<<<<

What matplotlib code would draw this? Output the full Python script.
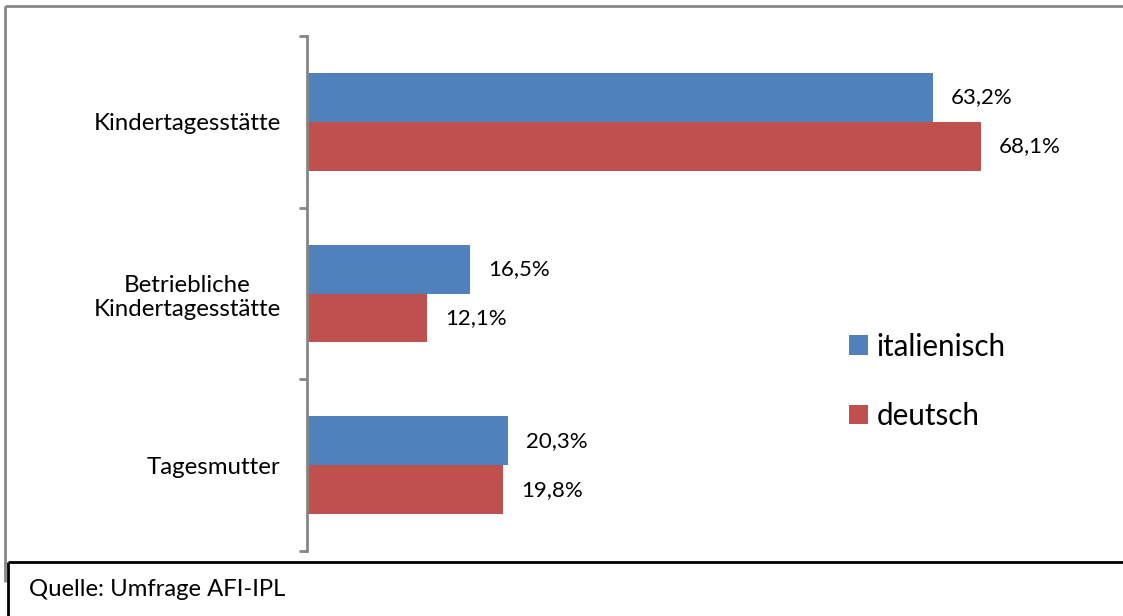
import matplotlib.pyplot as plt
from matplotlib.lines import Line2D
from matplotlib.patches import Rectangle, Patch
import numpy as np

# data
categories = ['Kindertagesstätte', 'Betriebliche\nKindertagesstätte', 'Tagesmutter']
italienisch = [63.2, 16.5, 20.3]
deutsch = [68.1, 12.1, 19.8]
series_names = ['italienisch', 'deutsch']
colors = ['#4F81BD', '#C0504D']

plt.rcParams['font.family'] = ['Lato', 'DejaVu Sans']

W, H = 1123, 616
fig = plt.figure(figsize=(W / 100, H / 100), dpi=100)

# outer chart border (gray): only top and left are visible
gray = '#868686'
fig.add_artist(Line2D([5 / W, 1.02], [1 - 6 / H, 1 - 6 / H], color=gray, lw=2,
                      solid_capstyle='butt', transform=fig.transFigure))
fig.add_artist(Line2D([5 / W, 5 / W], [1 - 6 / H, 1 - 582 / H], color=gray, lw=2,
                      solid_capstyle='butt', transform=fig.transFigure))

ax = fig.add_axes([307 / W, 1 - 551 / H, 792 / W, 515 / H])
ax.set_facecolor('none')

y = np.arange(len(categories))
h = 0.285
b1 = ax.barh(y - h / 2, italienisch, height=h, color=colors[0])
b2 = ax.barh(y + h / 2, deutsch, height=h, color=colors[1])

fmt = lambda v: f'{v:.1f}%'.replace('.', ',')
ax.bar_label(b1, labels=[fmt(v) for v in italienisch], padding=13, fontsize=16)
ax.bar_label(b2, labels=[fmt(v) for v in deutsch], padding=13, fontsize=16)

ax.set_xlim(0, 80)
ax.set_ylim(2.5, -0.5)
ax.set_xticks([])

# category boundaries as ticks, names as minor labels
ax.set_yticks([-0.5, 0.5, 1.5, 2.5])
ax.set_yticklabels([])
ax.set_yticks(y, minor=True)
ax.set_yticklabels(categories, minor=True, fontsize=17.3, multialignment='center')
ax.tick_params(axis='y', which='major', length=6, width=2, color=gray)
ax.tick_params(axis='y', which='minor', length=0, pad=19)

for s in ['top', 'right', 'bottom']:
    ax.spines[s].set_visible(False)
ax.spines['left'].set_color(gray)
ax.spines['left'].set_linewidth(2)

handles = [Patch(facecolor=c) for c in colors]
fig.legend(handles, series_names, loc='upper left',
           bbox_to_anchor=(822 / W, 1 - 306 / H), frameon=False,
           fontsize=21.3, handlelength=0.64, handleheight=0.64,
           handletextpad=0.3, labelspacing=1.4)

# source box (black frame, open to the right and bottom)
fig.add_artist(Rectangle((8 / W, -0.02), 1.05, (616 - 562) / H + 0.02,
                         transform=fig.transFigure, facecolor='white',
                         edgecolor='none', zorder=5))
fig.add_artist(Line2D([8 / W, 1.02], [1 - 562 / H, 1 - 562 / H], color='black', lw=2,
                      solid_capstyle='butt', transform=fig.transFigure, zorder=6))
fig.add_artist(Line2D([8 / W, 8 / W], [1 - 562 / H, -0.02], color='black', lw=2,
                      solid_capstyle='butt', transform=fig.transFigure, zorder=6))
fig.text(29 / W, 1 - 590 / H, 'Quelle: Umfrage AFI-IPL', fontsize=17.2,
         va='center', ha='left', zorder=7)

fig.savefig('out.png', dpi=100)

>>>>

Goal of the exercise: Reproduce the data above word for word from its first line through the line that holds "fig = plt.figure(figsize=(W", both ends included; skip pictures.

Response below:
What matplotlib code would draw this? Output the full Python script.
import matplotlib.pyplot as plt
from matplotlib.lines import Line2D
from matplotlib.patches import Rectangle, Patch
import numpy as np

# data
categories = ['Kindertagesstätte', 'Betriebliche\nKindertagesstätte', 'Tagesmutter']
italienisch = [63.2, 16.5, 20.3]
deutsch = [68.1, 12.1, 19.8]
series_names = ['italienisch', 'deutsch']
colors = ['#4F81BD', '#C0504D']

plt.rcParams['font.family'] = ['Lato', 'DejaVu Sans']

W, H = 1123, 616
fig = plt.figure(figsize=(W / 100, H / 100), dpi=100)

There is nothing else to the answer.